Tracy Jordan (Tracy Morgan) and Frank Rossitano (Judah Friedlander) decide to teach Lutz (John Lutz) "jerk"-esque ways to pick up emotionally vulnerable women. He tries them all out, but fails. Lutz realizes he still had a great time hanging out with Tracy and Frank all day, while they discover they have neglected their own respective partners. Liz resigns herself to the notion that she has lost another boyfriend, only to return home and find that Criss has cooked her an amazing Valentine's Day dinner. He tells her that he wasn't upset about their argument and that he does not mind when they disagree. Finally, Jack and Diana find a way to deal with their sexual tension by vigorously hitting the driving range together.

==Reception==
According to the Nielsen Media Research, this episode of 30 Rock was watched by 3.88 million households in its original American broadcast. It earned a 1.6 rating/4 share in the 18–49 demographic. This means that it was seen by 1.6 percent of all 18- to 49-year-olds, and 4 percent of all 18- to 49-year-olds watching television at the time of the broadcast.

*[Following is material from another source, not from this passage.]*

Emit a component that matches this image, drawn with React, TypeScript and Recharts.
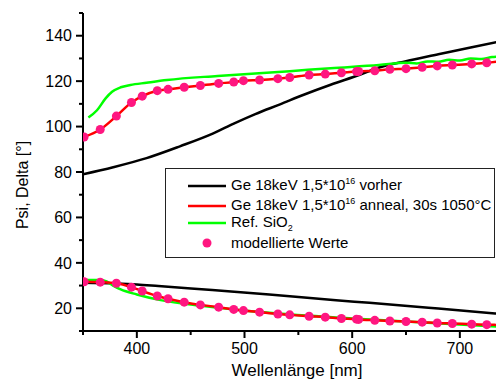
import React from 'react';
import { ComposedChart, Line, Scatter, XAxis, YAxis, Legend, Label } from 'recharts';

// Delta (upper curves)
const blackDeltaNm = [350, 378, 409, 440, 471, 490, 510, 533, 555, 580, 607, 625, 650, 680, 710, 741];
const blackDeltaVal = [79.0, 82.1, 86.1, 91.3, 97.0, 101.3, 105.5, 109.8, 114.0, 118.4, 122.8, 126.0, 128.8, 131.8, 134.8, 137.8];

const greenDeltaNm = [355, 363, 371, 377, 385, 394, 409, 428, 475, 542, 580, 625, 650, 660, 670, 680, 690, 700, 710, 720, 730, 741];
const greenDeltaVal = [104.0, 107.2, 112.4, 115.3, 117.3, 118.3, 119.3, 120.5, 122.3, 124.4, 125.7, 127.1, 128.1, 127.8, 128.7, 128.5, 129.4, 129.1, 130.0, 129.8, 130.6, 130.9];

// Psi (lower curves)
const blackPsiNm = [350, 380, 400, 420, 470, 523, 585, 616, 680, 741];
const blackPsiVal = [31.2, 30.9, 30.5, 29.8, 28.0, 26.1, 23.5, 22.4, 19.9, 17.4];

const greenPsiNm = [350, 365, 372, 378, 385, 400, 422, 462, 523, 600, 678, 741];
const greenPsiVal = [32.4, 32.4, 31.8, 30.0, 28.3, 26.1, 23.6, 21.0, 18.0, 15.5, 13.4, 11.8];

// Annealed sample (red, measured) and model values (dots), same wavelength grid
const annealNm = [351, 366, 381, 395, 405, 419, 429, 444, 459, 476, 490, 499, 514, 531, 542, 560, 575, 590, 604, 606, 621, 635, 650, 665, 679, 693, 711, 725, 739];
const redDeltaVal = [95.4, 98.7, 104.6, 110.6, 113.4, 115.8, 116.4, 117.3, 118.1, 119.0, 119.6, 120.2, 120.5, 121.1, 121.6, 122.7, 123.1, 123.7, 124.2, 124.3, 124.6, 125.2, 125.5, 126.1, 126.7, 127.1, 127.6, 128.1, 128.9];
const redPsiVal = [31.7, 31.5, 31.0, 29.3, 27.6, 25.4, 24.2, 22.7, 21.5, 20.5, 19.5, 19.0, 18.3, 17.5, 17.1, 16.5, 16.1, 15.5, 15.2, 15.1, 14.7, 14.4, 14.2, 13.9, 13.5, 13.3, 13.0, 12.8, 12.6];
const modelDeltaVal = [95.4, 98.7, 104.6, 110.6, 113.4, 115.8, 116.4, 117.3, 118.1, 119.0, 119.6, 120.2, 120.5, 121.1, 121.6, 122.7, 123.1, 123.7, 124.2, 124.3, 124.6, 125.2, 125.5, 126.1, 126.7, 127.1, 127.6, 128.1, 128.9];
const modelPsiVal = [31.7, 31.5, 31.0, 29.3, 27.6, 25.4, 24.2, 22.7, 21.5, 20.5, 19.5, 19.0, 18.3, 17.5, 17.1, 16.5, 16.1, 15.5, 15.2, 15.1, 14.7, 14.4, 14.2, 13.9, 13.5, 13.3, 13.0, 12.8, 12.6];

const xTicks = [350, 400, 450, 500, 550, 600, 650, 700];
const xMajor = [400, 500, 600, 700];
const yTicks = [10, 20, 30, 40, 50, 60, 70, 80, 90, 100, 110, 120, 130, 140, 150];
const yMajor = [20, 40, 60, 80, 100, 120, 140];

const legendLabels = ['Ge 18keV 1,5*10', 'Ge 18keV 1,5*10', 'Ref. SiO', 'modellierte Werte'];

const zip = (nm: number[], v: number[]) => nm.map((n, i) => ({ nm: n, v: v[i] }));

const FONT = '"Liberation Sans", Arial, sans-serif';
const BLACK = '#000000';
const RED = '#ff0000';
const GREEN = '#00ff00';
const PINK = '#ff1680';

const YTick = (props: any) => {
  const { x, y, payload } = props;
  const major = yMajor.includes(payload.value);
  return (
    <g>
      <line x1={x - (major ? 7 : 4)} x2={x} y1={y} y2={y} stroke="#000" strokeWidth={2} />
      {major && (
        <text x={x - 11} y={y} dy="0.36em" textAnchor="end" fontFamily={FONT} fontSize={16} fill="#000">
          {payload.value}
        </text>
      )}
    </g>
  );
};

const XTick = (props: any) => {
  const { x, y, payload } = props;
  const major = xMajor.includes(payload.value);
  return (
    <g>
      <line x1={x} x2={x} y1={y} y2={y + (major ? 7 : 4)} stroke="#000" strokeWidth={2} />
      {major && (
        <text x={x} y={y + 23} textAnchor="middle" fontFamily={FONT} fontSize={16} fill="#000">
          {payload.value}
        </text>
      )}
    </g>
  );
};

const LegendBox = () => {
  const rowStyle: React.CSSProperties = { position: 'absolute', left: 0, height: 20, width: 330, display: 'flex', alignItems: 'center' };
  const txt: React.CSSProperties = { position: 'absolute', left: 65, fontFamily: FONT, fontSize: 15, color: '#000', whiteSpace: 'nowrap', lineHeight: '20px' };
  const sup: React.CSSProperties = { fontSize: 9, position: 'relative', top: -6 };
  const sub: React.CSSProperties = { fontSize: 9, position: 'relative', top: 4 };
  const lineSvg = (c: string) => (
    <svg width={40} height={20} style={{ position: 'absolute', left: 22, top: 0 }}>
      <line x1={0} x2={38} y1={10} y2={10} stroke={c} strokeWidth={2.5} />
    </svg>
  );
  return (
    <div style={{ position: 'relative', width: 330, height: 90, border: '1px solid #222', background: '#fff', boxSizing: 'border-box' }}>
      <div style={{ ...rowStyle, top: 7 }}>
        {lineSvg(BLACK)}
        <span style={txt}>{legendLabels[0]}<span style={sup}>16</span> vorher</span>
      </div>
      <div style={{ ...rowStyle, top: 27 }}>
        {lineSvg(RED)}
        <span style={txt}>{legendLabels[1]}<span style={sup}>16</span> anneal, 30s 1050°C</span>
      </div>
      <div style={{ ...rowStyle, top: 44 }}>
        {lineSvg(GREEN)}
        <span style={txt}>{legendLabels[2]}<span style={sub}>2</span></span>
      </div>
      <div style={{ ...rowStyle, top: 64 }}>
        <svg width={40} height={20} style={{ position: 'absolute', left: 22, top: 0 }}>
          <circle cx={19} cy={10} r={4.5} fill={PINK} />
        </svg>
        <span style={txt}>{legendLabels[3]}</span>
      </div>
    </div>
  );
};

export default function App() {
  return (
    <div style={{ position: 'relative', width: 496, height: 373 }}>
      <ComposedChart width={496} height={373} margin={{ top: 5, right: 0, bottom: 0, left: 0 }}>
        <XAxis
          type="number"
          dataKey="nm"
          domain={[350, 741]}
          ticks={xTicks}
          interval={0}
          allowDataOverflow
          height={50}
          tickSize={0}
          tickMargin={0}
          tick={<XTick />}
          axisLine={{ stroke: '#000', strokeWidth: 2 }}
          tickLine={false}
        >
          <Label
            content={() => (
              <text x={289} y={368} textAnchor="middle" fontFamily={FONT} fontSize={17} fill="#000">
                Wellenlänge [nm]
              </text>
            )}
          />
        </XAxis>
        <YAxis
          type="number"
          domain={[10, 150]}
          ticks={yTicks}
          interval={0}
          allowDataOverflow
          width={75}
          tickSize={0}
          tickMargin={0}
          tick={<YTick />}
          axisLine={{ stroke: '#000', strokeWidth: 2 }}
          tickLine={false}
        >
          <Label
            content={() => (
              <text transform="translate(14,177) rotate(-90)" textAnchor="middle" dy="0.36em" fontFamily={FONT} fontSize={16} fill="#000">
                Psi, Delta [°]
              </text>
            )}
          />
        </YAxis>
        <Line data={zip(blackDeltaNm, blackDeltaVal)} dataKey="v" type="monotone" stroke={BLACK} strokeWidth={2.5} dot={false} isAnimationActive={false} />
        <Line data={zip(blackPsiNm, blackPsiVal)} dataKey="v" type="monotone" stroke={BLACK} strokeWidth={2.5} dot={false} isAnimationActive={false} legendType="none" />
        <Line data={zip(greenDeltaNm, greenDeltaVal)} dataKey="v" type="monotone" stroke={GREEN} strokeWidth={2.5} dot={false} isAnimationActive={false} />
        <Line data={zip(greenPsiNm, greenPsiVal)} dataKey="v" type="monotone" stroke={GREEN} strokeWidth={2.5} dot={false} isAnimationActive={false} legendType="none" />
        <Line data={zip(annealNm, redDeltaVal)} dataKey="v" type="monotone" stroke={RED} strokeWidth={2.5} dot={false} isAnimationActive={false} />
        <Line data={zip(annealNm, redPsiVal)} dataKey="v" type="monotone" stroke={RED} strokeWidth={2.5} dot={false} isAnimationActive={false} legendType="none" />
        <Scatter data={zip(annealNm, modelDeltaVal)} dataKey="v" fill={PINK} isAnimationActive={false} shape={(p: any) => <circle cx={p.cx} cy={p.cy} r={4.5} fill={PINK} />} />
        <Scatter data={zip(annealNm, modelPsiVal)} dataKey="v" fill={PINK} isAnimationActive={false} shape={(p: any) => <circle cx={p.cx} cy={p.cy} r={4.5} fill={PINK} />} />
        <Legend
          layout="vertical"
          align="center"
          verticalAlign="middle"
          content={() => <LegendBox />}
          wrapperStyle={{ left: 157, top: 160, width: 330, height: 90 }}
        />
      </ComposedChart>
    </div>
  );
}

Overall, the episode received mixed reviews from critics. Alan Sepinwall of HitFix opined that "Double-length comedy episodes are hard to pull off, particularly on a show as joke-driven as 30 Rock is [...] and while there were funny moments because it's 30 Rock and they're talented and it's almost always funny at some point, on the whole, [the episode] dragged." However, he complimented the performances of Mary Steenburgen and Alec Baldwin, and commended their United Nations plot line as "the kind of broad, clever satire 30 Rock does so well." Nathan Rabin of The A.V. Club was particularly negative toward the episode, calling it a "disconcertingly dreadful Valentine’s Day episode of 30 Rock that luxuriates in a bubble bath of sour misanthropy for an interminable hour." He awarded it a C−.